"But Walker," Anon asked, "what about campaigns built around clear Hero Figures like most Super Robot shows and Hero Ship stories like Space Battleship Yamato?
You're framing it wrong.
The villains in that source material routinely has backstabbing as a passtime, or they're fighting multiple enemies at once and the protagonist (and allies) are just one of them, or both.
The reframe is to make those faction leaders--including those backing the protagonist--into Patrons and what in a proper D&D campaign is Patron and Domain Play turns into letting players pursue their faction's objectives, which will influence what goes down at the table.
Now it's not capricious GM fuckery. Now you know that it's Bob over there, playing his Ace Pilot tonight, who's the real reason that Hero Ship Protagador faces off against The Barbary State Human Resources Acquisitions Squadron and not the Rainbow Empire's Inquisitorial Correction Fleet.
The campaign is structured so that the wargame aspect of Patrons and Domain Play are the primary drivers of what those table sessions deal with, and therefore influences who plays what characters and in what capacities.

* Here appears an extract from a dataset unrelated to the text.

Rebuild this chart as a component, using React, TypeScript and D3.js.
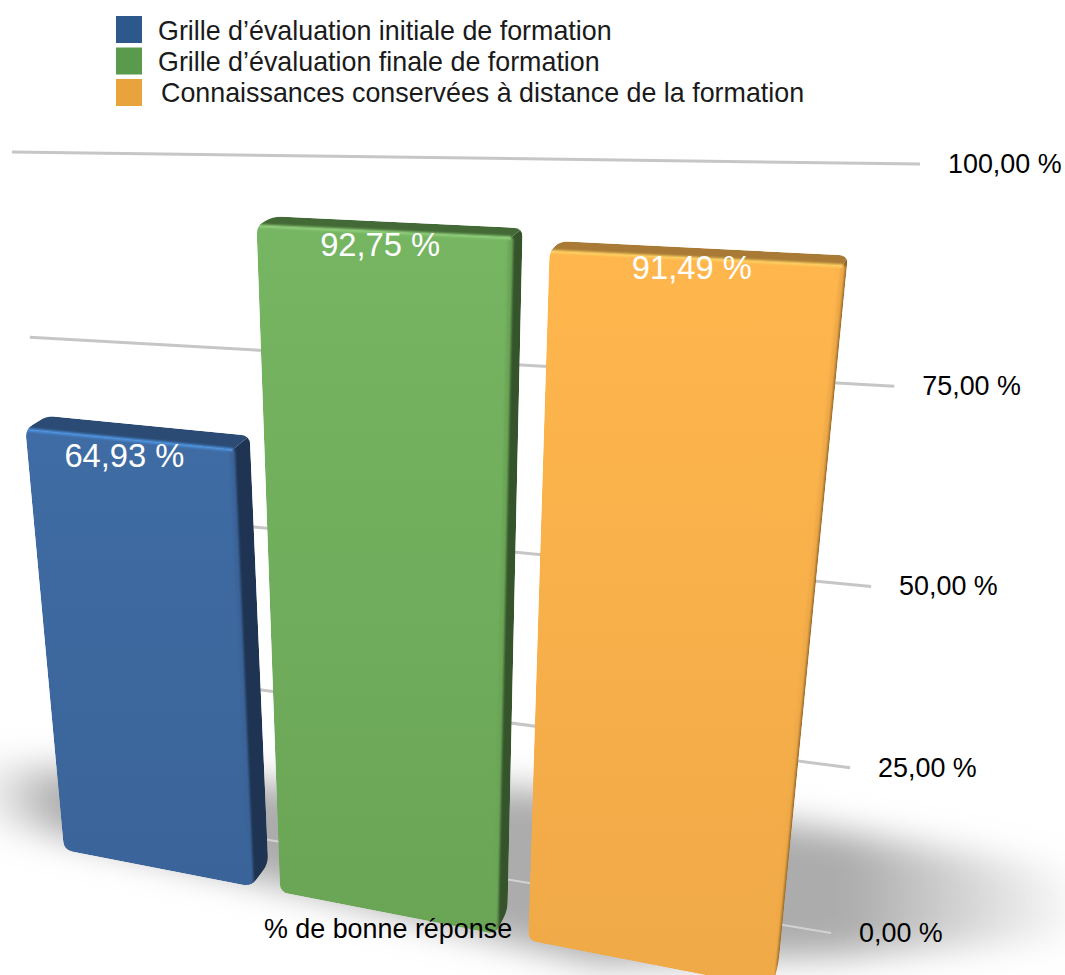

With JeffroGygaxian Timekeeping and Always On play, the scheming and stabbing that goes on the in source material moves up to the fore where attention is plentiful and that Diplomacy influence makes itself felt. Logistics now becomes obvious; you can't make your move against that damned stubborn planet of Men because you just had your biggest shipyard crippled by sabotage and you realized that your intelligence was compromised so you have more pressing matters to deal with. Meanwhile Bob's clear to take his shot and if he succeeds then you're screwed so you have to weigh options against capacities.
This, I say, is a far more interesting, entertaining, and therefore fun RPG campaign structure than to blindly ape the structure of a wholly different form of entertainment from an entirely different medium.
Yes, even if you're playing the Super Robot or Hero Ship faction; those mid-season upgrades aren't just narrative conventions in real RPG play- they're necessary and vital downtime actions, just as vulnerable to disruption as anything else. Crew need to recover from injury, need their morale kept up, and resouces need to be sourced and acquired; this also means that, even for a Super Robot campaign, there will be--by entirely organic and emergent means--reasons to get out of the robot or play non-pilot characters.
Now we can square a lot of circles, so to speak, and yet I expect that there will be objections.
I don't care.
This is your solution. Implement it.